Ce que nous reconnaissons comme un amour vrai, dans l’indépendance essentielle de l’être qui a retrouvé son point de référence dans son propre cœur, est une ouverture, un passage, une communion.

 

Nous pouvons aimer quand nous sommes libres d’attentes. Et, bien que « le couple » ait continuellement démontré qu’il n’était pas réellement une relation d’amour lorsqu’il est fondé sur l’attente, nous avons tendance à l’envisager uniquement comme une « station service » où l’on pourrait puiser tout ce que l’on ne trouve pas en soi. La relation à l’autre devient alors la relation du réservoir vide à la citerne. Sauf que la citerne n’a pas toujours quelque chose à donner et que le réservoir vide est une mauvaise perception de soi.

« Si je ne suis pas un réservoir vide, je n’ai pas besoin d’être rempli par quelque chose qui me viendrait de l’extérieur. En conséquence, je peux rencontrer l’autre avec un regard sans attente et établir une véritable relation, une relation d’amour. »

 

Connaître d’abord la liberté avant d’établir une relation

Il doit être clair que ce regard particulier sur la question de l’amour et de la liberté n’est pas là pour réparer le couple ou la quête amoureuse puisque le point d’attention n’est pas l’autre.  Il ne s’agit pas de rechercher une liberté au sein de sa prison. Il s’agit de se tourner vers un horizon plus intime et prometteur mais qui exige une attention certaine.

En effet, la vie personnelle est tout entière orientée vers l’extérieur. Notre existence tend les bras vers le dehors, vers l’autre, vers ailleurs et cela sans jamais, ou presque, se tourner vers sa propre source. Sans jamais vraiment croire qu’il existe une autre source. Sans jamais explorer la possibilité d’une autonomie intrinsèque de l’être.

Avant de pouvoir envisager une relation avec l’autre, il est pourtant nécessaire de confronter notre propre relation à ce que nous sommes, à ce qui nous anime, à ce qui nous arrive. Nous sommes l’espace de toutes les relations, nous sommes les créateurs de nos relations, et les autres n’y sont pas pour grand-chose.

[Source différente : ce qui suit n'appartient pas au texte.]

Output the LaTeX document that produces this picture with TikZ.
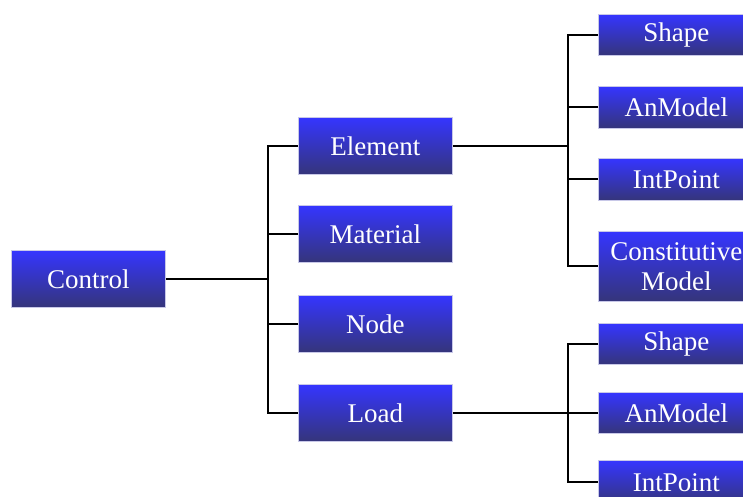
\documentclass[tikz,border=0pt]{standalone}
\usepackage{fontspec}
\setmainfont{Liberation Serif}
\definecolor{boxtop}{HTML}{3535FF}
\definecolor{boxbot}{HTML}{35357A}
\definecolor{boxedge}{HTML}{C8C8E8}
\tikzset{
  box/.style={draw=boxedge, line width=0.8pt, top color=boxtop, bottom color=boxbot,
    text=white, font=\fontsize{27}{30}\selectfont, align=center, inner sep=0pt, anchor=north west},
  lbox/.style={box, minimum width=154pt, minimum height=57pt},
  rbox/.style={box, minimum width=156pt, text width=150pt},
  link/.style={draw=black, line width=2pt},
}
\begin{document}
\begin{tikzpicture}[x=1pt,y=-1pt]
\useasboundingbox (0,0) rectangle (743,496);
\clip (0,0) rectangle (743,496);
% left column
\node[lbox] (control) at (11,250) {Control};
\node[lbox] (element) at (298,117) {Element};
\node[lbox] (material) at (298,205) {Material};
\node[lbox] (nodeb) at (298,295) {Node};
\node[lbox] (load) at (298,384) {Load};
% right column
\node[rbox, minimum height=41pt] (shape1) at (598,14) {Shape};
\node[rbox, minimum height=42pt] (anmodel1) at (598,86) {AnModel};
\node[rbox, minimum height=42pt] (intpoint1) at (598,158) {IntPoint};
\node[rbox, minimum height=70pt] (constmod) at (598,231) {Constitutive\\Model};
\node[rbox, minimum height=41pt] (shape2) at (598,323) {Shape};
\node[rbox, minimum height=41pt] (anmodel2) at (598,392) {AnModel};
\node[rbox, minimum height=44pt] (intpoint2) at (598,460) {IntPoint};
% bus coordinates
\coordinate (busA) at (268,0);
\coordinate (busB) at (568,0);
% connectors
\draw[link] (control.east) -- (busA |- control.east);
\draw[link] (element.west) -| (busA |- load.west) -- (load.west);
\draw[link] (material.west) -- (busA |- material.west);
\draw[link] (nodeb.west) -- (busA |- nodeb.west);
\draw[link] (element.east) -- (busB |- element.east);
\draw[link] (shape1.west) -| (busB |- constmod.west) -- (constmod.west);
\draw[link] (anmodel1.west) -- (busB |- anmodel1.west);
\draw[link] (intpoint1.west) -- (busB |- intpoint1.west);
\draw[link] (load.east) -- (busB |- load.east);
\draw[link] (shape2.west) -| (busB |- intpoint2.west) -- (intpoint2.west);
\draw[link] (anmodel2.west) -- (busB |- anmodel2.west);
\end{tikzpicture}
\end{document}
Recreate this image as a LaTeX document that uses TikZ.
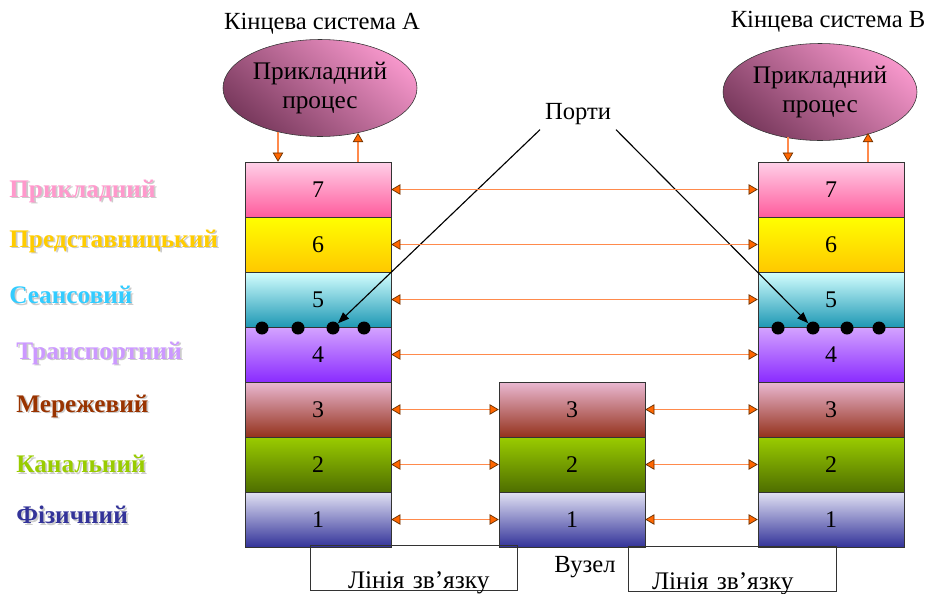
\documentclass[tikz,border=0pt]{standalone}
\usepackage{fontspec}
\setmainfont{Liberation Serif}
\usetikzlibrary{shapes.geometric,arrows.meta}

% layer colours (top / bottom of each gradient)
\definecolor{l7t}{HTML}{FFD0E8}\definecolor{l7b}{HTML}{FF5C9D}
\definecolor{l6t}{HTML}{FFFF00}\definecolor{l6b}{HTML}{FFC800}
\definecolor{l5t}{HTML}{D4FFFF}\definecolor{l5b}{HTML}{1E98B4}
\definecolor{l4t}{HTML}{D4A4FF}\definecolor{l4b}{HTML}{8A2BFF}
\definecolor{l3t}{HTML}{EAB8D2}\definecolor{l3b}{HTML}{94321C}
\definecolor{l2t}{HTML}{9ACC00}\definecolor{l2b}{HTML}{4E6E00}
\definecolor{l1t}{HTML}{E2E2F4}\definecolor{l1b}{HTML}{333399}
% label colours
\definecolor{c7}{HTML}{FF99CC}\definecolor{c6}{HTML}{FFCC00}
\definecolor{c5}{HTML}{33CCFF}\definecolor{c4}{HTML}{CC99FF}
\definecolor{c3}{HTML}{993300}\definecolor{c2}{HTML}{99CC00}
\definecolor{c1}{HTML}{333399}
% arrows and ellipses
\definecolor{linkor}{HTML}{FF8A4C}\definecolor{tipor}{HTML}{FF6600}
\definecolor{tipdk}{HTML}{6A3000}
\definecolor{ellL}{HTML}{F596CA}\definecolor{ellD}{HTML}{7A3A5E}

\newcommand{\pxu}{0.025cm}
\newcommand{\shadowed}[2]{\makebox[0pt][l]{\kern1.3pt\raisebox{-1.3pt}{\color{black!20}#2}}{\color{#1}#2}}

\tikzset{
  layer/.style={draw=black!80, minimum width=146*\pxu, minimum height=55*\pxu,
    inner sep=0pt, font=\fontsize{17}{20}\selectfont},
  s7/.style={top color=l7t, bottom color=l7b},
  s6/.style={top color=l6t, bottom color=l6b},
  s5/.style={top color=l5t, bottom color=l5b},
  s4/.style={top color=l4t, bottom color=l4b},
  s3/.style={top color=l3t, bottom color=l3b},
  s2/.style={top color=l2t, bottom color=l2b},
  s1/.style={top color=l1t, bottom color=l1b},
  proc/.style={ellipse, draw=black!80, minimum width=194*\pxu, minimum height=97*\pxu,
    inner sep=0pt, align=center, top color=ellL, bottom color=ellD, shading angle=-40,
    font=\fontsize{18}{20}\selectfont},
  lbl/.style={anchor=west, inner sep=0pt, font=\fontsize{18}{20}\selectfont\bfseries},
  port/.style={circle, fill=black, inner sep=0pt, minimum size=13*\pxu},
  link/.style={linkor, line width=1.1pt},
  >={Triangle[length=6.5pt,width=7.5pt,line width=0.5pt,color=tipdk,fill=tipor]},
  linkbox/.style={draw=black!80, inner sep=0pt, align=left, text height=43*\pxu,
    text depth=2*\pxu, font=\fontsize{18}{20}\selectfont}
}

\begin{document}
\begin{tikzpicture}[x=\pxu, y=-\pxu, font=\fontsize{17.5}{20}\selectfont]
  \useasboundingbox (0,0) rectangle (927,593);

  % Titles
  \node (titleA) at (322,24) {Кінцева система А};
  \node (titleB) at (828,22) {Кінцева система В};

  % Application processes
  \node[proc] (EA) at (320,88) {Прикладний\\процес};
  \node[proc] (EB) at (820,92) {Прикладний\\процес};

  % Layer names
  \node[lbl] (n7) at (9,192) {\shadowed{c7}{Прикладний}};
  \node[lbl] (n6) at (9,242) {\shadowed{c6}{Представницький}};
  \node[lbl] (n5) at (9,296) {\shadowed{c5}{Сеансовий}};
  \node[lbl] (n4) at (16,354) {\shadowed{c4}{Транспортний}};
  \node[lbl] (n3) at (16,407) {\shadowed{c3}{Мережевий}};
  \node[lbl] (n2) at (16,465) {\shadowed{c2}{Канальний}};
  \node[lbl] (n1) at (16,516) {\shadowed{c1}{Фізичний}};

  % Stack of system A
  \node[layer, s7] (A7) at (318,189.5) {7};
  \node[layer, s6] (A6) at (318,244.5) {6};
  \node[layer, s5] (A5) at (318,299.5) {5};
  \node[layer, s4] (A4) at (318,354.5) {4};
  \node[layer, s3] (A3) at (318,409.5) {3};
  \node[layer, s2] (A2) at (318,464.5) {2};
  \node[layer, s1] (A1) at (318,519.5) {1};

  % Intermediate node
  \node[layer, s3] (N3) at (572,409.5) {3};
  \node[layer, s2] (N2) at (572,464.5) {2};
  \node[layer, s1] (N1) at (572,519.5) {1};

  % Stack of system B
  \node[layer, s7] (B7) at (831,189.5) {7};
  \node[layer, s6] (B6) at (831,244.5) {6};
  \node[layer, s5] (B5) at (831,299.5) {5};
  \node[layer, s4] (B4) at (831,354.5) {4};
  \node[layer, s3] (B3) at (831,409.5) {3};
  \node[layer, s2] (B2) at (831,464.5) {2};
  \node[layer, s1] (B1) at (831,519.5) {1};

  % Ports between layers 5 and 4
  \node[port] (pa1) at (262,328) {};
  \node[port] (pa2) at (298,328) {};
  \node[port] (pa3) at (333,328) {};
  \node[port] (pa4) at (364,328) {};
  \node[port] (pb1) at (778,328) {};
  \node[port] (pb2) at (813,328) {};
  \node[port] (pb3) at (847,328) {};
  \node[port] (pb4) at (879,328) {};

  \node (ports) at (578,114) {Порти};
  \draw[line width=0.8pt, -{Triangle[length=8pt,width=6pt]}] (ports.south west) -- (pa3);
  \draw[line width=0.8pt, -{Triangle[length=8pt,width=6pt]}] (ports.south east) -- (pb2);

  % Peer-to-peer exchanges
  \draw[link, <->] (A7) -- (B7);
  \draw[link, <->] (A6) -- (B6);
  \draw[link, <->] (A5) -- (B5);
  \draw[link, <->] (A4) -- (B4);
  \draw[link, <->] (A3) -- (N3);
  \draw[link, <->] (A2) -- (N2);
  \draw[link, <->] (A1) -- (N1);
  \draw[link, <->] (N3) -- (B3);
  \draw[link, <->] (N2) -- (B2);
  \draw[link, <->] (N1) -- (B1);

  % Process <-> top layer
  \coordinate (downA) at (278,132);
  \coordinate (upA) at (358,133);
  \coordinate (downB) at (788,137);
  \coordinate (upB) at (868,133);
  \draw[link, ->] (downA) -- (downA |- A7.north);
  \draw[link, ->] (upA |- A7.north) -- (upA);
  \draw[link, ->] (downB) -- (downB |- B7.north);
  \draw[link, ->] (upB |- B7.north) -- (upB);

  % Links and node caption
  \node[linkbox, text width=207*\pxu] (lineA) at (413.5,567.5) {\hspace*{0.95cm}Лінія зв’язку};
  \node[linkbox, text width=208*\pxu] (lineB) at (732,569) {\hspace*{0.6cm}Лінія зв’язку};
  \node (node) at (585,567) {Вузел};
\end{tikzpicture}
\end{document}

Si nous voulons vraiment « aimer » et cela sans perdre « la liberté », il nous faudra réaliser que la liberté précède l’acte d’amour. Dans le besoin et l’attente, nous ne pouvons trouver que les satisfactions éphémères et la frustration de travailler toujours à les reproduire.

Il existe pourtant, en chacun de nous, un potentiel d’accueil qui peut être restauré.

Cet accueil est Liberté.

Cet accueil est la fondation de toute relation.

Cet accueil est Amour.

Vous pensez avoir déjà entendu ces mots ou qu’ils ressemblent à un savoir bien connu ? Il est possible que vous ne les ayez jamais vraiment accueillis et que la direction qu’ils vous montrent n’ait jamais été réellement contemplée. Mais il n’est pas trop tard pour l’envisager.

 

 

 

 

© Thierry Vissac, Textes, photos et dessins sur toutes les pages du site .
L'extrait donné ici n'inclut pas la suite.